THE high rate of unemployment in Zimbabwe has led to the massive exodus of parents, guardians or persons charged with care or responsibility of children to other countries or urban centres. This has dealt a blow to children’s rights, exposing children to different forms of abuse especially where the children are left in child headed families, with distant relatives or negligent workers.
Section 81 of the Zimbabwe Constitution 2013 states that every child (anyone below the age of 18) has the right to family or parental care, or to appropriate care when removed from the family environment; to be protected from economic and sexual exploitation, from child labour, and from maltreatment, neglect or any form of abuse; to education, health care services, nutrition and shelter.
The Children’s Act Chapter 5.06 defines neglect as including but not limited to failure to maintain a child and leaving the child or young person in the care of some other person or an institution and thereafter showing inadequate interest in the well-being of that child for a period in excess of one year; or failure to provide adequate supervision of that child.
The Convention on the Rights of a Child states that States Parties shall take all appropriate legislative, administrative, social and educational measures to protect the child from all forms of physical or mental violence, injury or abuse, neglect or negligent treatment, maltreatment or exploitation, including sexual abuse, while in the care of parent(s), legal guardian(s) or any other person who has the care of the child.

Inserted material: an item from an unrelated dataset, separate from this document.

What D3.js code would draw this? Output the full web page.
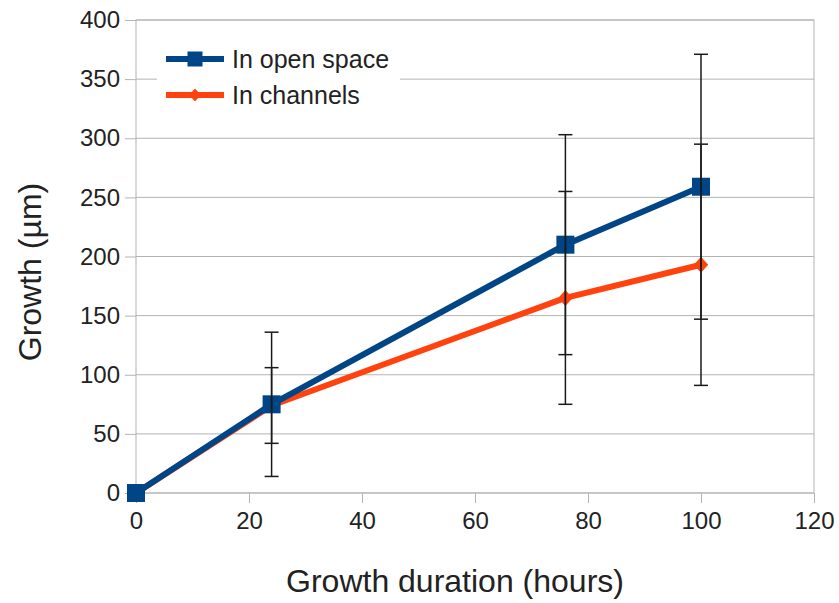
<!DOCTYPE html>
<html>
<head>
<meta charset="utf-8">
<script src="https://cdn.jsdelivr.net/npm/d3@7"></script>
<style>
  html, body { margin: 0; padding: 0; background: #fff; }
  svg { display: block; font-family: "Liberation Sans", Arial, sans-serif; }
  .grid line { stroke: #b3b3b3; stroke-width: 1; }
  .axis text { fill: #222; font-size: 24px; }
  .axis line, .axis path { stroke: #b3b3b3; }
  .axis-title { fill: #222; font-size: 32px; }
  .legend text { fill: #222; font-size: 25px; }
</style>
</head>
<body>
<div id="chart"></div>
<script>
// growth vs duration, two conditions, with +/- error bars
const hours = [0, 24, 76, 100];
const openSpace = [0, 75, 210, 259];
const openSpaceErr = [0, 61, 93, 112];
const channels = [0, 74, 165, 193];
const channelsErr = [0, 32, 90, 102];
const xTicks = [0, 20, 40, 60, 80, 100, 120];
const yTicks = [0, 50, 100, 150, 200, 250, 300, 350, 400];

const series = [
  { name: "In channels", color: "#ff420e", shape: "diamond", y: channels, err: channelsErr },
  { name: "In open space", color: "#004586", shape: "square", y: openSpace, err: openSpaceErr },
];

const width = 839, height = 603;
const m = { top: 20, right: 25, bottom: 110, left: 136 };
const iW = width - m.left - m.right, iH = height - m.top - m.bottom;

const x = d3.scaleLinear([0, 120], [0, iW]);
const y = d3.scaleLinear([0, 400], [iH, 0]);

const svg = d3.select("#chart").append("svg")
  .attr("width", width).attr("height", height);
const g = svg.append("g").attr("transform", `translate(${m.left},${m.top})`);

// horizontal gridlines + frame
g.append("g").attr("class", "grid").selectAll("line")
  .data(yTicks).join("line")
  .attr("x1", 0).attr("x2", iW).attr("y1", (d) => y(d)).attr("y2", (d) => y(d));
g.append("rect").attr("width", iW).attr("height", iH)
  .attr("fill", "none").attr("stroke", "#b3b3b3");

// axes
const ax = g.append("g").attr("class", "axis").attr("transform", `translate(0,${iH})`)
  .call(d3.axisBottom(x).tickValues(xTicks).tickSize(10).tickPadding(9));
ax.select(".domain").remove();
const ay = g.append("g").attr("class", "axis")
  .call(d3.axisLeft(y).tickValues(yTicks).tickSize(11).tickPadding(5));
ay.select(".domain").remove();
ax.selectAll("text").attr("font-size", 24);
ay.selectAll("text").attr("font-size", 24);

g.append("text").attr("class", "axis-title").attr("text-anchor", "middle")
  .attr("x", 455 - m.left).attr("y", 592 - m.top).text("Growth duration (hours)");
g.append("text").attr("class", "axis-title").attr("text-anchor", "middle")
  .attr("transform", `translate(${41 - m.left},${272 - m.top}) rotate(-90)`).text("Growth (µm)");

// legend (white box blocks gridline)
const leg = svg.append("g").attr("class", "legend");
leg.append("rect").attr("x", 157).attr("y", 38).attr("width", 243).attr("height", 74).attr("fill", "#fff");

function marker(sel, shape, size, color) {
  if (shape === "square") {
    sel.append("rect").attr("x", -size / 2).attr("y", -size / 2)
      .attr("width", size).attr("height", size).attr("fill", color);
  } else {
    const h = size / 2;
    sel.append("path").attr("d", `M0,${-h}L${h * 0.9},0L0,${h}L${-h * 0.9},0Z`).attr("fill", color);
  }
}

const line = d3.line().x((d) => x(d[0])).y((d) => y(d[1]));
for (const s of series) {
  const pts = hours.map((h, i) => [h, s.y[i]]);
  g.append("path").datum(pts).attr("fill", "none").attr("stroke", s.color)
    .attr("stroke-width", 6).attr("stroke-linejoin", "round").attr("d", line);
  pts.forEach((p) => {
    const mk = g.append("g").attr("transform", `translate(${x(p[0])},${y(p[1])})`);
    marker(mk, s.shape, s.shape === "square" ? 18 : 16, s.color);
  });
}

// error bars
const eb = g.append("g").attr("stroke", "#1a1a1a").attr("stroke-width", 1.5);
for (const s of series) {
  hours.forEach((h, i) => {
    if (!s.err[i]) return;
    const cx = x(h), y0 = y(s.y[i] - s.err[i]), y1 = y(s.y[i] + s.err[i]);
    eb.append("line").attr("x1", cx).attr("x2", cx).attr("y1", y0).attr("y2", y1);
    eb.append("line").attr("x1", cx - 7).attr("x2", cx + 7).attr("y1", y0).attr("y2", y0);
    eb.append("line").attr("x1", cx - 7).attr("x2", cx + 7).attr("y1", y1).attr("y2", y1);
  });
}

const legendItems = [series[1], series[0]];
legendItems.forEach((s, i) => {
  const ly = 59 + i * 36;
  leg.append("line").attr("x1", 166).attr("x2", 224).attr("y1", ly).attr("y2", ly)
    .attr("stroke", s.color).attr("stroke-width", 6);
  const mk = leg.append("g").attr("transform", `translate(195,${ly})`);
  marker(mk, s.shape, s.shape === "square" ? 15 : 13, s.color);
  leg.append("text").attr("x", 232).attr("y", ly).attr("dy", "0.35em").text(s.name);
});
</script>
</body>
</html>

Life is difficult for children who find themselves without parental care or adequate parental care .These neglected children often struggle to get basic needs including food and health services. This often leads to children resorting to prostitution and child labour in order to fend for themselves. In some cases the children desert their homes and become street kids.
A research was carried by ZWLA in 2016 that shows that the majority of perpetrators who sexually abuse children are people who are close to them including their relatives or people who stay with the children like domestic workers.
The situation is worsened for neglected children as perpetrators may take advantage of the absence of the parents and sexually abuse them. Such matters are sometimes not reported timeously due to child’s fear of being ridiculed by peers or poor relations with the people they stay with.
It is even more difficult for this child if the perpetrator stays with her, the child is often threatened not to report or bribed by the perpetrator. The abuse often leads to child marriage, unwanted pregnancies and children contracting sexual transmitted disease.
Birth registration is also another challenge that children face. Children are sometimes left with relatives who are also overwhelmed by their own responsibilities and thus fail to register these children. In some cases the children especially, those born out of the country are left without necessary documentation therefore making registration difficult especially where the mother of the child and maternal relatives’ whereabouts are unknown.
The children then struggle to pursue their education and sometimes even when accepted at school they are not allowed to participate in extra curriculum activities as there is no proof of their ages. This infringes on their right to education and identity.
This often leads to some children dropping out of school and sometimes resorting to seeking employment at a tender age. In view of the above it is clear that neglected children are more vulnerable to abuse. Parents who migrate have an obligation to ensure that before relocating they leave the children in the hands of responsible custodians, supervise the children’s welfare, visit the children and communicate with the children to ensure that they are fine. The state has an obligation to ensure that social programmes to support children in need of parental care are effective.
Although the government has intervened in assisting such children in some instances, due to financial constraints some children have not benefited and their struggle continues. Their rights continue to be violated. There is a need for continued cooperation of the state, parents and Civil society to curb such issues .
The community can assist in curbing the problem by reporting cases of neglect of children as it is an offence to neglect children. That way such children may be assisted on time.
Reports can be made to the Department of Social Services, police, or any relevant organisation, which deals with children’s rights issues including Zimbabwe Women Lawyers Association.